¿Recuerdas, Terry, querido perro mío, cuando nos poníamos a recordar?
No sé qué recordabas tú, y no recuerdo ya qué recordaba yo, pero los dos llevábamos encima muchos años. Teníamos por eso mucho qué recordar.
¿Has olvidado, ahora que ya no estás aquí, cuando subíamos por la vereda de los leñadores a la cumbre del alto cerro llamado el Coahuilón? Veíamos conejos, ardillas, venados, guajolotes silvestres. Una vez vimos una osa con sus dos cachorros. Ella se puso entre ellos y nosotros. Otra vez vimos un puma. Tú te pusiste entre él y yo.
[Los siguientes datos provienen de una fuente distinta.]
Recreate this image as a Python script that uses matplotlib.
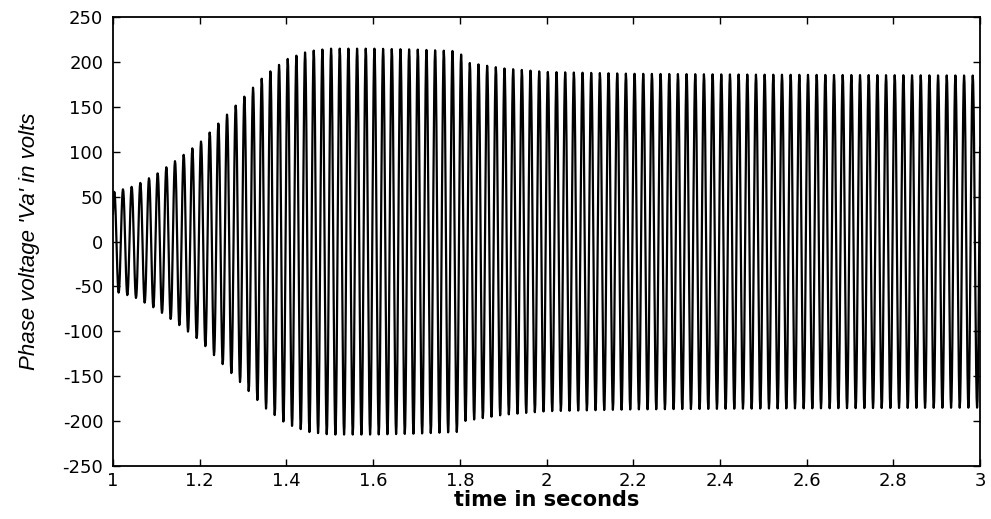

No nos olvidemos de recordar, Terry. Con el tiempo los recuerdos se van y los olvidos llegan. Recuérdame como era yo, feliz, al lado de la amada eterna, y yo te recordaré como te pusiste tú, feliz, cuando te llevamos a la casa de tu primera novia.
Todo ha pasado, perro mío. Todo es pasado ya. Pero en la casa donde el recuerdo vive todo está vivo aún. No hay muerte ahí, que es una forma del olvido. Y no hay olvido, que es una forma de la muerte. Recordemos entonces, Terry. Recordemos. Volvamos a vivir.